MAQUOKETA GROUP HOLOSTRATIGRAPHY: INTEGRATION OF BIO-, CHEMO- AND LITHOSTRATIGRAPHY (UPPER ORDOVICIAN, MIDCONTINENT, USA)

The Upper Ordovician shale-dominated Maquoketa Group in the Illinois Basin lacks detailed chronostratigraphic division due to a dearth of biostratigraphic studies and a general perception that this interval is dominated by long-ranging and relatively rare zonal taxa. However, recent advances in biostratigraphy and chemostratigraphy and access to hundreds of archived subsurface drill cores across the US midcontinent has significantly advanced our chronostratigraphic understanding of this interval.

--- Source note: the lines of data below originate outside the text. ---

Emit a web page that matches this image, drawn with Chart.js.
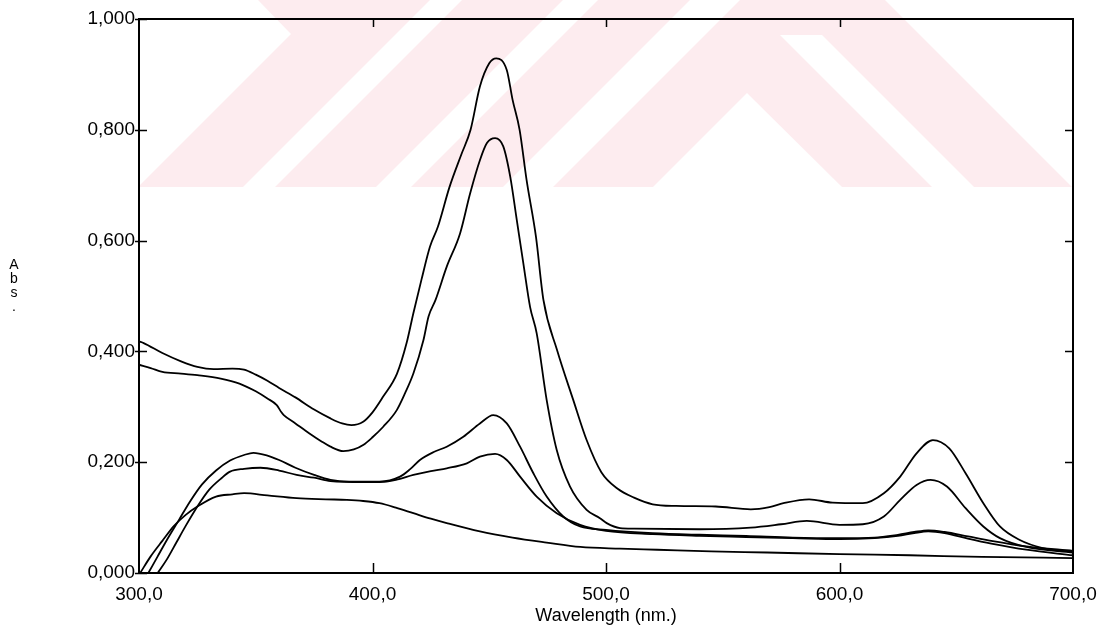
<!DOCTYPE html>
<html>
<head>
<meta charset="utf-8">
<script src="https://cdn.jsdelivr.net/npm/chart.js@4.4.1/dist/chart.umd.min.js"></script>
<style>
  html, body { margin: 0; padding: 0; background: #fff; }
  canvas { display: block; }
</style>
</head>
<body>
<canvas id="spectrum" width="1102" height="634"></canvas>
<script>
// axis ticks
const xTicks = [300, 400, 500, 600, 700];
const yTicks = [0, 0.2, 0.4, 0.6, 0.8, 1.0];

// trace 1 - highest peak (~0.93 at 453 nm)
const trace1Nm  = [300, 302, 310, 318, 325, 332, 340, 345, 350, 355, 360, 367, 375, 382, 387, 391, 396, 400, 404.5, 410.5, 414.6, 417.5, 421, 424.6, 428, 433, 438, 442, 446, 450, 453, 457.5, 460, 463, 466, 470, 473.2, 479, 486, 491.7, 498, 505, 512, 520, 530, 547, 562, 570, 576, 587, 597, 610, 619, 626, 633, 640, 647, 654, 661.6, 668.7, 677, 687, 700];
const trace1Abs = [0.418, 0.415, 0.397, 0.382, 0.372, 0.368, 0.369, 0.367, 0.358, 0.347, 0.334, 0.317, 0.295, 0.279, 0.270, 0.267, 0.273, 0.290, 0.318, 0.360, 0.415, 0.469, 0.530, 0.589, 0.625, 0.697, 0.755, 0.800, 0.878, 0.920, 0.929, 0.908, 0.854, 0.800, 0.709, 0.607, 0.493, 0.403, 0.312, 0.240, 0.182, 0.152, 0.136, 0.124, 0.121, 0.120, 0.115, 0.119, 0.126, 0.133, 0.127, 0.126, 0.144, 0.174, 0.216, 0.240, 0.225, 0.180, 0.126, 0.084, 0.060, 0.045, 0.038];

// trace 2 - second peak (~0.785 at 452 nm)
const trace2Nm  = [300, 305, 310, 318, 325, 335, 343, 350, 355, 359, 361, 362, 367, 373, 378, 382, 387.5, 392, 396, 400, 404.6, 410.4, 414, 417.5, 421.8, 424, 427, 431.8, 437.5, 441.8, 446, 449, 452.5, 456, 459, 461.8, 464.6, 467.5, 470.3, 474.6, 478.9, 484.6, 491.7, 497.4, 500.3, 506, 512, 540, 562, 575, 586, 600, 610, 619, 626, 633, 639, 646, 654, 661.6, 668.7, 680, 700];
const trace2Abs = [0.376, 0.370, 0.363, 0.360, 0.357, 0.351, 0.342, 0.328, 0.315, 0.303, 0.290, 0.285, 0.270, 0.252, 0.238, 0.228, 0.220, 0.223, 0.231, 0.245, 0.264, 0.294, 0.325, 0.360, 0.420, 0.463, 0.493, 0.553, 0.613, 0.685, 0.745, 0.776, 0.785, 0.770, 0.715, 0.637, 0.559, 0.480, 0.433, 0.312, 0.222, 0.156, 0.114, 0.099, 0.090, 0.081, 0.080, 0.079, 0.082, 0.088, 0.094, 0.087, 0.088, 0.102, 0.132, 0.159, 0.168, 0.156, 0.117, 0.084, 0.063, 0.047, 0.037];

// trace 3 - small peak (~0.285 at 452 nm)
const trace3Nm  = [304, 308, 312, 317, 322, 327, 333, 339, 345, 349, 355, 360, 367, 375, 382, 390, 403, 411.8, 416, 420.3, 426, 431.8, 438.9, 446, 451.7, 457.5, 463.2, 468.9, 474.6, 481.7, 488.9, 500, 520, 540, 560, 580, 600, 615, 625, 632, 638, 645, 655, 665, 680, 700];
const trace3Abs = [0.000, 0.030, 0.060, 0.095, 0.130, 0.160, 0.185, 0.203, 0.213, 0.217, 0.212, 0.204, 0.190, 0.177, 0.168, 0.165, 0.165, 0.174, 0.187, 0.204, 0.218, 0.228, 0.246, 0.270, 0.285, 0.270, 0.228, 0.180, 0.138, 0.102, 0.084, 0.078, 0.072, 0.069, 0.067, 0.064, 0.063, 0.064, 0.069, 0.074, 0.077, 0.074, 0.066, 0.058, 0.048, 0.040];

// trace 4 - smaller peak (~0.215 at 452 nm)
const trace4Nm  = [308, 312, 316, 320, 325, 330, 335, 339, 345, 352, 360, 367.5, 375, 382, 396, 403, 410, 417.5, 425, 431.8, 440.4, 446, 452.5, 457.5, 463.2, 470.3, 478.9, 488.9, 500, 520, 540, 560, 580, 600, 615, 625, 632, 638, 645, 655, 665, 680, 700];
const trace4Abs = [0.000, 0.025, 0.055, 0.085, 0.120, 0.150, 0.170, 0.183, 0.188, 0.190, 0.185, 0.177, 0.172, 0.166, 0.164, 0.164, 0.168, 0.177, 0.184, 0.189, 0.198, 0.210, 0.215, 0.204, 0.174, 0.138, 0.108, 0.087, 0.076, 0.070, 0.067, 0.065, 0.063, 0.061, 0.063, 0.067, 0.072, 0.075, 0.072, 0.062, 0.053, 0.042, 0.032];

// trace 5 - flat, no peak
const trace5Nm  = [300.5, 305, 310, 315, 320, 325, 333, 340, 345, 355, 367.5, 380, 389, 396, 403, 410, 417.5, 425, 431.8, 446, 460, 474.6, 489, 506, 522, 545, 569, 600, 630, 661, 700];
const trace5Abs = [0.000, 0.030, 0.058, 0.085, 0.105, 0.120, 0.138, 0.142, 0.144, 0.140, 0.135, 0.133, 0.132, 0.130, 0.126, 0.118, 0.108, 0.098, 0.090, 0.075, 0.064, 0.055, 0.047, 0.044, 0.042, 0.039, 0.037, 0.034, 0.032, 0.029, 0.027];

const traces = [
  [trace1Nm, trace1Abs],
  [trace2Nm, trace2Abs],
  [trace3Nm, trace3Abs],
  [trace4Nm, trace4Abs],
  [trace5Nm, trace5Abs]
];

const labelFont = { family: "'Liberation Sans', Arial, sans-serif", size: 19, lineHeight: 1 };
const comma = (v, d) => v.toFixed(d).replace(".", ",");

// faint pink background logo (white cut-outs over a pink band)
const whiteCuts = [
  [[0, 0], [258, 0], [291, 34], [138, 187], [0, 187]],
  [[430, 0], [462, 0], [275, 187], [243, 187]],
  [[563, 0], [598, 0], [411, 187], [376, 187]],
  [[690, 0], [740, 0], [553, 187], [503, 187]],
  [[780, 35], [822, 35], [974, 187], [932, 187]],
  [[747, 93], [842, 187], [653, 187]],
  [[885, 0], [1102, 0], [1102, 187], [1072, 187]]
];

const watermark = {
  id: "watermark",
  beforeDraw(chart) {
    const c = chart.ctx;
    c.save();
    c.fillStyle = "#fff";
    c.fillRect(0, 0, chart.width, chart.height);
    c.fillStyle = "rgb(253,236,239)";
    c.fillRect(0, 0, chart.width, 187);
    c.fillStyle = "#fff";
    whiteCuts.forEach(poly => {
      c.beginPath();
      poly.forEach(([x, y], i) => (i ? c.lineTo(x, y) : c.moveTo(x, y)));
      c.closePath();
      c.fill();
    });
    c.restore();
  }
};

// box frame, inward ticks, and the stacked "Abs." label
const frame = {
  id: "frame",
  afterDraw(chart) {
    const c = chart.ctx;
    const { left, right, top, bottom } = chart.chartArea;
    const xs = chart.scales.x, ys = chart.scales.y;
    c.save();
    c.strokeStyle = "#000";
    c.lineWidth = 2;
    c.strokeRect(left, top, right - left, bottom - top);
    c.lineWidth = 1.5;
    c.beginPath();
    yTicks.forEach(v => {
      const y = Math.round(ys.getPixelForValue(v)) + 0.5;
      c.moveTo(left - 4, y); c.lineTo(left + 8, y);
      if (v > 0 && v < 1) { c.moveTo(right, y); c.lineTo(right - 8, y); }
    });
    xTicks.slice(1, -1).forEach(v => {
      const x = Math.round(xs.getPixelForValue(v)) + 0.5;
      c.moveTo(x, bottom); c.lineTo(x, bottom - 10);
      c.moveTo(x, top); c.lineTo(x, top + 8);
    });
    c.stroke();

    c.fillStyle = "#000";
    c.font = "14px 'Liberation Sans', Arial, sans-serif";
    c.textAlign = "center";
    c.textBaseline = "middle";
    ["A", "b", "s", "."].forEach((ch, i) => c.fillText(ch, 14, 265 + i * 14));
    c.restore();
  }
};

new Chart(document.getElementById("spectrum"), {
  type: "line",
  data: {
    datasets: traces.map(([nm, abs]) => ({
      data: nm.map((x, i) => ({ x, y: abs[i] })),
      borderColor: "#000",
      borderWidth: 1.8,
      pointRadius: 0,
      fill: false,
      cubicInterpolationMode: "monotone"
    }))
  },
  options: {
    responsive: false,
    animation: false,
    layout: { padding: { left: 0, right: 29, top: 19, bottom: 0 } },
    plugins: { legend: { display: false }, tooltip: { enabled: false } },
    scales: {
      x: {
        type: "linear",
        min: 300,
        max: 700,
        afterBuildTicks: s => { s.ticks = xTicks.map(v => ({ value: v })); },
        afterFit: s => { s.height = 61; s.paddingLeft = 0; s.paddingRight = 0; },
        grid: { display: false, drawTicks: false },
        border: { display: false },
        ticks: { callback: v => comma(v, 1), font: labelFont, color: "#000", padding: 12, maxRotation: 0, autoSkip: false },
        title: { display: true, text: "Wavelength (nm.)", color: "#000", font: { family: labelFont.family, size: 18, lineHeight: 1 }, padding: { top: 0, bottom: 9 } }
      },
      y: {
        min: 0,
        max: 1,
        afterBuildTicks: s => { s.ticks = yTicks.map(v => ({ value: v })); },
        afterFit: s => { s.width = 139; s.paddingTop = 0; s.paddingBottom = 0; },
        grid: { display: false, drawTicks: false },
        border: { display: false },
        ticks: { callback: v => comma(v, 3), font: labelFont, color: "#000", padding: 4 }
      }
    }
  },
  plugins: [watermark, frame]
});
</script>
</body>
</html>
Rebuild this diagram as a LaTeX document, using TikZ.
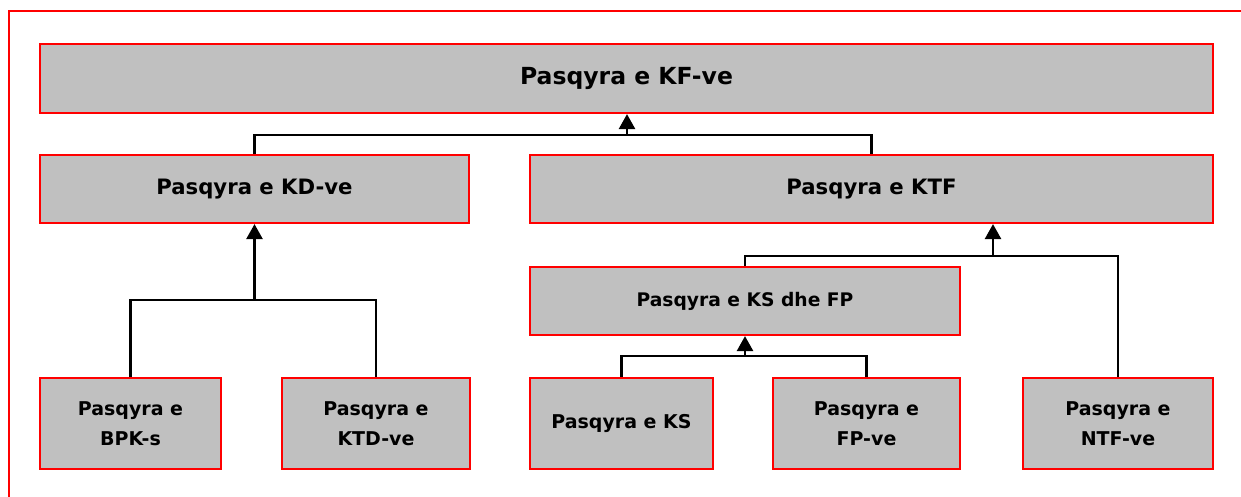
\documentclass[tikz,border=0pt]{standalone}
\usepackage{fontspec}
\setmainfont{DejaVu Sans}
\usetikzlibrary{arrows.meta}
\definecolor{boxgray}{HTML}{C0C0C0}
\definecolor{boxred}{HTML}{FF0000}
\tikzset{
  box/.style={draw=boxred, fill=boxgray, line width=2.2pt, rectangle, inner sep=0pt, align=center, font=\bfseries},
  conn/.style={draw=black, line width=2.6pt},
  arr/.style={conn, -{Triangle[width=16pt,length=15pt]}},
}
\begin{document}
\begin{tikzpicture}[x=1pt,y=-1pt]
\useasboundingbox (0,0) rectangle (1241,497);
\draw[boxred, line width=2.2pt] (9,500) |- (1245,11);
\node[box, minimum width=1173pt, minimum height=69pt, font=\bfseries\fontsize{23.5}{26}\selectfont] (top) at (626.5,78.5) {Pasqyra e KF-ve};
\node[box, minimum width=429pt, minimum height=68pt, font=\bfseries\fontsize{21.2}{24}\selectfont] (kd) at (254.5,189) {Pasqyra e KD-ve};
\node[box, minimum width=683pt, minimum height=68pt, font=\bfseries\fontsize{21.2}{24}\selectfont] (ktf) at (871.5,189) {Pasqyra e KTF};
\node[box, minimum width=430pt, minimum height=68pt, font=\bfseries\fontsize{18.7}{22}\selectfont] (ksfp) at (745,301) {Pasqyra e KS dhe FP};
\tikzset{bot/.style={box, minimum height=91pt, font=\bfseries\fontsize{19}{30}\selectfont}}
\node[bot, minimum width=181pt] (bpk) at (130.5,423.5) {Pasqyra e\\BPK-s};
\node[bot, minimum width=188pt] (ktd) at (376,423.5) {Pasqyra e\\KTD-ve};
\node[bot, minimum width=183pt] (ks) at (621.5,423.5) {Pasqyra e KS};
\node[bot, minimum width=187pt] (fp) at (866.5,423.5) {Pasqyra e\\FP-ve};
\node[bot, minimum width=190pt] (ntf) at (1118,423.5) {Pasqyra e\\NTF-ve};
\coordinate (j1) at (627,135);
\coordinate (j2) at (254.5,300);
\coordinate (j3) at (993,256);
\coordinate (j4) at (745,356);
\draw[conn] (kd.north) |- (j1) -| (ktf.north);
\draw[arr] (j1) -- (j1 |- top.south);
\draw[conn] (bpk.north) |- (j2) -| (ktd.north);
\draw[arr] (j2) -- (kd.south);
\draw[conn] (ksfp.north) |- (j3) -| (ntf.north);
\draw[arr] (j3) -- (j3 |- ktf.south);
\draw[conn] (ks.north) |- (j4) -| (fp.north);
\draw[arr] (j4) -- (ksfp.south);
\end{tikzpicture}
\end{document}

Integration of this new chronostratigraphy with facies analyses suggests compositional changes within the Maquoketa Group that reflect regional diachroneity.

This collaborative research has analyzed the Maquoketa Group and equivalent units in a series of continuous cores and outcrops across and surrounding the Illinois Basin. Hundreds of chitinozoan samples containing tens of thousands of identified chitinozoans, belonging to more than fifty species, have significantly refined the biostratigraphy of this interval. Importantly, this effort documents significant changes in chitinozoan relative abundance and extends the known geographic range of key zonal taxa. Conodont and graptolite samples are likewise producing exciting new collections. Chemostratigraphic results from samples collected for stable carbon isotope and elemental analysis (via portable X-ray fluorescence) number in the tens of thousands and have identified several correlatable features. Facies analysis within this new chronostratigraphic framework defines a range of paleoenvironments, from peritidal to deep marine and documents the stratigraphic and spatial relationships between units.

While refining Maquoketa Group depositional history remains a work in progress, several important conclusions can now be made: 1) the Maquoketa Group distribution within the Illinois Basin is demonstrably diachronous, 2) this complex stratigraphic architecture likely reflects major sea level oscillation associated with the Late Ordovician glaciation and 3) the Maquoketa Group contains previously unrecognized latest Katian and Hirnantian-age units. Excitingly, chronostratigraphically correlated, these sections contain one of the most temporally continuous and well-preserved Late-Ordovician records on the planet.